On 9-Sep-2008, David Bateman wrote:
| Ben Abbott wrote:
| > On Tuesday, September 09, 2008, at 09:41AM, "David Bateman"
<address@hidden> wrote:
| >
| >> Grrrr, its more annoying than I thought. PCRE CAN do arbitrary length
| >> lookahead, but not arbitrary length lookbehind. Thus "(?[a-z]*)" is ok
| >> but "(?<[a-z]*)" isn't. I'd hoped to replace this with
| >> "(?<[a-z]{0,MAXLENGTH})" but the variable but not arbitrary length is
| >> not ok either. What I'd have to do is replace it with
| >>
| >> ((?<[a-z]{0})(?<[a-z]{1})...(?<[a-z]{MAXLENGTH}))
| >>
| >> which used the alternate operator and MALENGTH+1 copies of the
| >> lookbehind expression to get the effect. This seems to be a ridiculous
| >> amount of extra crap in the pattern space to get this functionality. Is
| >> it worth supporting arbitrary length lookbehind expressions like
| >> "(?<[a-z]*)" if this is what is needed to get it to work with PCRE? Is
| >> it worth supporting it but limits max_length, and print a warning?
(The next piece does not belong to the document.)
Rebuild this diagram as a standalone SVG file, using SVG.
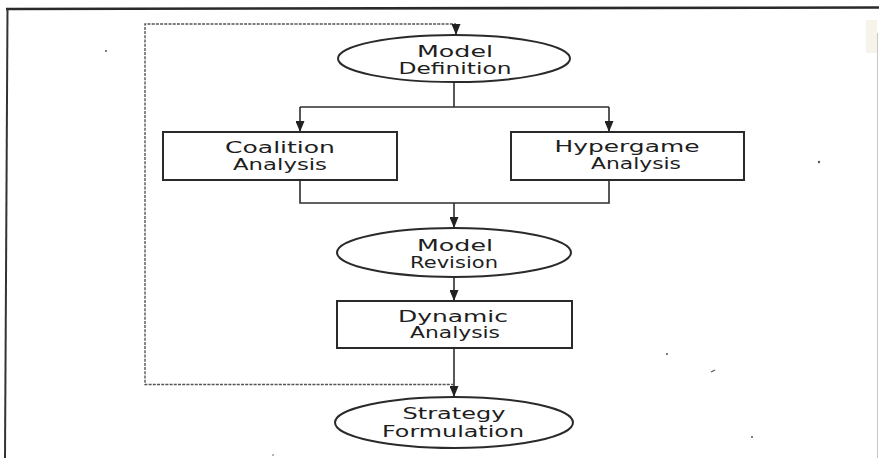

If so
| >> what value should be the limit?
| >>
| >> Frankly I wonder how mathworks got this to work as they appear to be
| >> using the Boost regex library which also doesn't support arbitrary
| >> length lookbehind expressions....
| >>
| >> D.
| >>
| >
| > David,
| >
| > Have you tried the example in Matlab?
| >
| > Using 2007b, It does *not* work for me. My 2008a/b is busy running some
simulations, so I can't try it there until later.
| >
| >
| >>> g='x^(-1)+y(-1)+z(-1)=0';
| >>> regexprep(g,'(?<=[a-z]*)\(\-[1-9]*\)','\_minus1')
| >>>
| > ans =
| > x^_minus1+y_minus1+z_minus1=0
| >
| > If I understand correctly the result should be
| >
| > ans =
| > x^(-1)+y_minus1+z_minus1=0
| >
| > Correct?
| >
| > Ben
| >
| >
| >
| >
|
| The message
|
| http://groups.google.com/group/comp.soft-sys.matlab/browse_thread/thread/babf37252132fd99/250b037e60b345ff?lnk=gst&q=lookbehind#250b037e60b345ff
|
| seems to imply that mathworks have their own regexp engine and that
| lookbehind is inefficient. I therefore don't consider it that much of an
| issue to duplicate the lookbehind pattern in the pattern space and so
| propose the attached changeset that replaces "(?>=[a-z]*)" with
| "((?>=[a-z]{0})|(?>=[a-z]{1})|...(?>=[a-z]{10}))" before calling PCRE on
| it. It also issues a warning about the maximum length string if the
| lookbehind might be an issue. So the limitation is that "+" then
| represents 1 to 10 characters and "*" 0 to 10 characters in a lookbehind
| expression. This limitation doesn't apply to lookaheads, etc.
Is the bug report
http://bugs.exim.org/show_bug.cgi?id=547
the same problem? Note the comment
I can't see an efficient way of doing this with the current
implementation. Note that Perl is even more restrictive - all
alternatives in the lookbehind have to be the same length in Perl.